LARGER FAMILIES need larger houses. A larger nation does, too.
With the release of the 2010 Census data, the decennial rejiggering of the nation's political map has begun. Eight states will be gaining seats in the US House of Representatives, while 10 states' House delegations will shrink. (Those states will also gain or lose an equal number of votes in the Electoral College.) Among the winners are Texas, where the number of residents has soared by 4.3 million since the 2000 Census; Utah, whose population is up by more than 530,000; and Washington, which has grown 14 percent, to 6.7 million.
It stands to reason that states with more people are allotted more House seats. That is exactly what the Framers intended, as James Madison made clear in Federalist No. 55. "I take for granted," he wrote, "that the number of representatives will be augmented from time to time in the manner provided by the Constitution."
It would likewise stand to reason if the states losing House seats -- New York, Ohio, Massachusetts, Illinois, Iowa, Louisiana, Missouri, Michigan, New Jersey, and Pennsylvania -- had all lost residents since 2000. But except for Michigan, all of the reapportionment losers gained population over the past decade. Massachusetts grew by nearly 200,000, yet it is losing a seat in Congress. There are more than 400,000 additional New Yorkers, but the number of House members representing them will drop by two.

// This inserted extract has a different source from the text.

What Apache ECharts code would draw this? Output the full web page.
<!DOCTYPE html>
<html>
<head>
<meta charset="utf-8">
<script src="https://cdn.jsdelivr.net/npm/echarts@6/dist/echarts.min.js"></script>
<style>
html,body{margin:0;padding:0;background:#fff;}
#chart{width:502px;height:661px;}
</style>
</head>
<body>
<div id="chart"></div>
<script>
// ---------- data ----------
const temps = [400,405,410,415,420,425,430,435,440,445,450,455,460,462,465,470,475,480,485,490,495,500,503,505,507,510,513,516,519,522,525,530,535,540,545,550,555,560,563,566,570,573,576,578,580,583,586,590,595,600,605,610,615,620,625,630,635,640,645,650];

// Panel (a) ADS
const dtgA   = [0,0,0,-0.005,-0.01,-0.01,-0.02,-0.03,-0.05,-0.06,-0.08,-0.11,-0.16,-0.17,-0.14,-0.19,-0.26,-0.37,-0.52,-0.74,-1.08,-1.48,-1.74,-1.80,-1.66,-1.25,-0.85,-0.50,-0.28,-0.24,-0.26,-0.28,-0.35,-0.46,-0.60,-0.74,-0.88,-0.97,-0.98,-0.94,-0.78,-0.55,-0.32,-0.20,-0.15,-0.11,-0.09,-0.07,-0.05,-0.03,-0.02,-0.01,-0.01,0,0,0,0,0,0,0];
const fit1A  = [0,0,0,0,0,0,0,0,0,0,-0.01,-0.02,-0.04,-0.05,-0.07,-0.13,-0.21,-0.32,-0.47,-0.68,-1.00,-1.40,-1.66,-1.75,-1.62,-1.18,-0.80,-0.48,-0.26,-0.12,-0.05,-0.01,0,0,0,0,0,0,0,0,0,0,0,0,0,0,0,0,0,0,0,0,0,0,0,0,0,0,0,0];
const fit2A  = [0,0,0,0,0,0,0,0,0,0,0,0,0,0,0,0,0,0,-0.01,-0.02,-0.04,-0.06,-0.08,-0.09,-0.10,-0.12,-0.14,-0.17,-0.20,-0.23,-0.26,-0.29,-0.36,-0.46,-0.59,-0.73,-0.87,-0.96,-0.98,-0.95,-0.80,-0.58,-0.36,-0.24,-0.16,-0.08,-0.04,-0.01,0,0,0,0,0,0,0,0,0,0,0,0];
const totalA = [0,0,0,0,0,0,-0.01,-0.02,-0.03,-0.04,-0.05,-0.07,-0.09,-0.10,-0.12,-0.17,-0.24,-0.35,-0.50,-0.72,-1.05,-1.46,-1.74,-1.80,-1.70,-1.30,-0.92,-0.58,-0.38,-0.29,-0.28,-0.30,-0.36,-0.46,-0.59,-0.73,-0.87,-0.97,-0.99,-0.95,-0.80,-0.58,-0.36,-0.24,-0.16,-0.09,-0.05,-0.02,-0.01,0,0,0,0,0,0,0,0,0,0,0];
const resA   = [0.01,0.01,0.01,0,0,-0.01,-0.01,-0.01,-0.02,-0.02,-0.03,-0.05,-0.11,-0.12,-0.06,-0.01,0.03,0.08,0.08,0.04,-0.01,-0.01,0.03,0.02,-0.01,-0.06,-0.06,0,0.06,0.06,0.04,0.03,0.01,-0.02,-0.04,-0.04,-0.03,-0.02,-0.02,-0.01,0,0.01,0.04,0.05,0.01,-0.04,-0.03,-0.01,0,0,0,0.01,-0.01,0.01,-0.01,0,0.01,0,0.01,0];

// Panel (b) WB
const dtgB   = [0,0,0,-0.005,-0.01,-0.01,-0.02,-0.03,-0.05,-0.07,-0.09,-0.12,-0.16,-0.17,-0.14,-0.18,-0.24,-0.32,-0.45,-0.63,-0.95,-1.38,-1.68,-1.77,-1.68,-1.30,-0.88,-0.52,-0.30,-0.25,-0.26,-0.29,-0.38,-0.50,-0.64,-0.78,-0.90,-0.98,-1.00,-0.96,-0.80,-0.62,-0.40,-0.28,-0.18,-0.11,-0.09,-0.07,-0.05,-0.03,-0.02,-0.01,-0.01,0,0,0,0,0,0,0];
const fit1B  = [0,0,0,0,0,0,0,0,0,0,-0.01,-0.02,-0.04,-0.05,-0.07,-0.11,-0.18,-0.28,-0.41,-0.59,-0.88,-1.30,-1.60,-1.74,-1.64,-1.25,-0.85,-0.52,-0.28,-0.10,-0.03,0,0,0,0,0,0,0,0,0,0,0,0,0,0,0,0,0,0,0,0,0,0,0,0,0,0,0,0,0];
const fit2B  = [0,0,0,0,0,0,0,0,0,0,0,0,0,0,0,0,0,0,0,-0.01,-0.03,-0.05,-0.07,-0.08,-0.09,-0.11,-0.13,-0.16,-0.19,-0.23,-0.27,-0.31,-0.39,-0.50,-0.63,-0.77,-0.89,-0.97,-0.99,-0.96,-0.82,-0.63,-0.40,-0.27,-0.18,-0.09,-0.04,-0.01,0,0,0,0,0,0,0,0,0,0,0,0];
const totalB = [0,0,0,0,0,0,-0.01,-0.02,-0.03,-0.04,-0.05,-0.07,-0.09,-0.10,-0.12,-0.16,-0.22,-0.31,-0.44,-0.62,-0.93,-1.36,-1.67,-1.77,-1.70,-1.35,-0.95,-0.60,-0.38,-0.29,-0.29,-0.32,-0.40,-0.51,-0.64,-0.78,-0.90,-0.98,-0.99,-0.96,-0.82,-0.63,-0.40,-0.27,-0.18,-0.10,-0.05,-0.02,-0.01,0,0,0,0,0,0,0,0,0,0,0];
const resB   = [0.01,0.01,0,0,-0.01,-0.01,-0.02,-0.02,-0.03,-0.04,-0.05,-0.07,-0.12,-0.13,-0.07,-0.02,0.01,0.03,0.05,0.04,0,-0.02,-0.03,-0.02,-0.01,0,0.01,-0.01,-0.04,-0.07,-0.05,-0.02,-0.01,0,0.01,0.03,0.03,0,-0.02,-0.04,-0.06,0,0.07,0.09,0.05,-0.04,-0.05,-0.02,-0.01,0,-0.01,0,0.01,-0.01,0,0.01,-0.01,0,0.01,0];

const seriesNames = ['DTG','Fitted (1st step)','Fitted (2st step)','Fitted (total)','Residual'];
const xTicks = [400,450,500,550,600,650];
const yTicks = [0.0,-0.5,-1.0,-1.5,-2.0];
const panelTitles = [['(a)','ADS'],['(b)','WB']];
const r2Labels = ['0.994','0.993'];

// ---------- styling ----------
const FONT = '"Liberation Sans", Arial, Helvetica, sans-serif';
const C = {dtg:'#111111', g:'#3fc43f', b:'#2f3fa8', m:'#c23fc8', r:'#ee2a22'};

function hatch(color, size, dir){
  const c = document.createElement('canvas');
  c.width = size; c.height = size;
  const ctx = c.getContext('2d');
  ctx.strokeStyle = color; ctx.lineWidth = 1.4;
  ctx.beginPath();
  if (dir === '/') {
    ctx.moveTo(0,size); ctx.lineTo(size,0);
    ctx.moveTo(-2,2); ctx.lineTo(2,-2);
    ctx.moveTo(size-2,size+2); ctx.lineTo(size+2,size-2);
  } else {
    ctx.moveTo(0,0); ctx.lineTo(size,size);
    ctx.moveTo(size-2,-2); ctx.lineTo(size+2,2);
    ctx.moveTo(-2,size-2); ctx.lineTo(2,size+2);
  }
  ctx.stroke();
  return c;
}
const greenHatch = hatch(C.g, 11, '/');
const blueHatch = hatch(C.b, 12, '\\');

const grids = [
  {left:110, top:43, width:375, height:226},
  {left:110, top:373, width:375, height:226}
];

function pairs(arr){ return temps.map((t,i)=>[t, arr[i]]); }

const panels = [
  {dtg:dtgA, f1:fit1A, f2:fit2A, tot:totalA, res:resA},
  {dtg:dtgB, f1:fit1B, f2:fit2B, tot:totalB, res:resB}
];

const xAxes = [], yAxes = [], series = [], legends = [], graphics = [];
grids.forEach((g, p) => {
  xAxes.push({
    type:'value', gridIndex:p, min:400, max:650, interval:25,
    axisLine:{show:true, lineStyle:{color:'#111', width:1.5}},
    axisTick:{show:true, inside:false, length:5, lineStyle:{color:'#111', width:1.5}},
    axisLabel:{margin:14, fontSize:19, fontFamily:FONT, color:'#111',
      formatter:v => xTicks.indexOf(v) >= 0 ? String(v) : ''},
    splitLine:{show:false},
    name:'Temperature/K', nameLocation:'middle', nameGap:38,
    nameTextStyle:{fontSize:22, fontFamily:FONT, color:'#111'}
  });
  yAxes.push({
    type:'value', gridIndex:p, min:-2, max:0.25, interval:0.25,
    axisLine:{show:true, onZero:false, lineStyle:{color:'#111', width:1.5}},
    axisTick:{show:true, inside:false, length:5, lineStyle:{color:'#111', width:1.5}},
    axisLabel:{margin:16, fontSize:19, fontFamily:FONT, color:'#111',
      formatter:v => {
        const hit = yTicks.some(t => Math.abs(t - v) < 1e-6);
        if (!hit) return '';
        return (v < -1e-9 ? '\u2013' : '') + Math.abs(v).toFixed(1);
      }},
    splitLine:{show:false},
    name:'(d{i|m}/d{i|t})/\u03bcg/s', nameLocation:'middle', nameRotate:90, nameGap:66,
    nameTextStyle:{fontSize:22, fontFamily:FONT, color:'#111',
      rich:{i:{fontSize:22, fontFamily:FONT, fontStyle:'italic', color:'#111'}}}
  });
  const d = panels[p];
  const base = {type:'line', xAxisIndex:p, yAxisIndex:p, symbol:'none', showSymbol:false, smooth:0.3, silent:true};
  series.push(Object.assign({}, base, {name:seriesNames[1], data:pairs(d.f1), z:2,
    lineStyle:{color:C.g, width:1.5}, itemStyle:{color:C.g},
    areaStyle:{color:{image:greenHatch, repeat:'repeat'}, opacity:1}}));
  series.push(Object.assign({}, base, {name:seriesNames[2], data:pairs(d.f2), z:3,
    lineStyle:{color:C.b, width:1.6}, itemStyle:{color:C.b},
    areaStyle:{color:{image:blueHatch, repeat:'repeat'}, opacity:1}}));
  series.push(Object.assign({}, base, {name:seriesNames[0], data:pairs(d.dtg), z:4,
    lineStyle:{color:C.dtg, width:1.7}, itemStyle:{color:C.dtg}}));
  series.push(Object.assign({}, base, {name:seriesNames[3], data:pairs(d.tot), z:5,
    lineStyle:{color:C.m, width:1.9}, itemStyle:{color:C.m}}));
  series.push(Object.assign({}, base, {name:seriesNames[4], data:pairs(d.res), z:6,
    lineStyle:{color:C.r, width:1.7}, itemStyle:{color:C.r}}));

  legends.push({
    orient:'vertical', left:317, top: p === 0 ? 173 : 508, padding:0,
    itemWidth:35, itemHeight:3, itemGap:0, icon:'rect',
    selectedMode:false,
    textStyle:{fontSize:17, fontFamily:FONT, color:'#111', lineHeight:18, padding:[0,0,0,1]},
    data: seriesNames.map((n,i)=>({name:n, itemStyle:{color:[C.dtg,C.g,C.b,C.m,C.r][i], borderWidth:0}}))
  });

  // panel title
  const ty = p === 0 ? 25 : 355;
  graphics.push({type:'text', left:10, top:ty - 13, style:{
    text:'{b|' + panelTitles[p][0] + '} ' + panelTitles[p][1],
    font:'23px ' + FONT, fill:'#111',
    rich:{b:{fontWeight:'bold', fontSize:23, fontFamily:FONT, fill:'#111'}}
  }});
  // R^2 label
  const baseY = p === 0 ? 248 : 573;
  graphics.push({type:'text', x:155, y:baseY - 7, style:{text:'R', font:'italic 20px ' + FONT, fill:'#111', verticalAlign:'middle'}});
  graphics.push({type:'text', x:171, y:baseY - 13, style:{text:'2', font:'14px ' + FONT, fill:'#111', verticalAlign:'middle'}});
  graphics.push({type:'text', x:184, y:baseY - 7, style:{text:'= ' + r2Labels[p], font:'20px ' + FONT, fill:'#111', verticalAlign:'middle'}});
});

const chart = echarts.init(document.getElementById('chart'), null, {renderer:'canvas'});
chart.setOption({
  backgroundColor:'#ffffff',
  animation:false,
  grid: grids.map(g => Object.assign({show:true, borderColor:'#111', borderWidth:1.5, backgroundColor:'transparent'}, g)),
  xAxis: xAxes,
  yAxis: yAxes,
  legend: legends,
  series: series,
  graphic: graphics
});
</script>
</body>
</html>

For most of American history, the size of the House was adjusted upward every 10 years. The initial 65-member House prescribed in the Constitution was expanded to 105 members after the 1790 Census, to 142 members after the 1800 Census, and so on right through the 19th century. Following the 13th census, in 1910, Congress enlarged the House to 435 members -- and there it has remained, even as the American nation has more than tripled, from 92 million to 308 million. Ever since, the apportionment process has been able to allot new House seats to the fastest-growing states only by subtracting seats from states growing more slowly. One result is that many states have more voters, but fewer US representatives.
Another result, equally troubling, is that voters in some states have considerably more electoral clout than voters in others.
According to the Census Bureau, there are now 710,767 Americans in the average congressional district. But with every state constitutionally entitled to at least one House seat, and with the membership of the House frozen at 435, districts can deviate widely from the average. Wyoming's single US representative has just 568,000 constituents; the member from neighboring South Dakota has 820,000. That means a vote cast in Wyoming has nearly 1.5 times the impact of a South Dakotan's vote.
An even more egregious violation of the "one man, one vote" principle is the inequality between Rhode Island's two congressional districts, with 528,000 voters each, and Montana's lone district, with a population of 994,000. So great is that disparity, notes Scott Scharpen, the founder of the group Apportionment.US, that it takes 188 voters in Montana to equal 100 voters in Rhode Island.
The US Supreme Court earlier this month refused to take up a lawsuit, initiated by Scharpen and others, that sought an order forcing Congress to dramatically enlarge the House of Representatives in order to equalize congressional districts. Unsurprisingly, the court ruled that the size of Congress is for members of Congress, not judges, to decide.
But few members of Congress will voluntarily dilute their own power by voting to expand the House; only significant grassroots pressure (or a constitutional amendment) will ever force them to act. Until they do, the inequities caused by having a "people's house" fixed at 435 members will only grow worse.
The larger districts grow, the less representative lawmakers become. Since 1910, the number of constituents per House member has climbed from 210,000 to more than 710,000. Over the same span, members of Congress have grown more remote, more undefeatable, more beholden to special interests, and less capable of reflecting the diversity of their districts' values and views. Smaller, more numerous districts would be far more democratic, more accessible to new blood and new ideas, and more difficult to gerrymander.
Congress worked better when the size of the House was elastic. The Framers thought congressional districts should contain about 30,000 constituents; districts comprising nearly three-quarters of a million would have struck them as ludicrous. A 435-member House was fine for 1910. It's time we traded up to something bigger.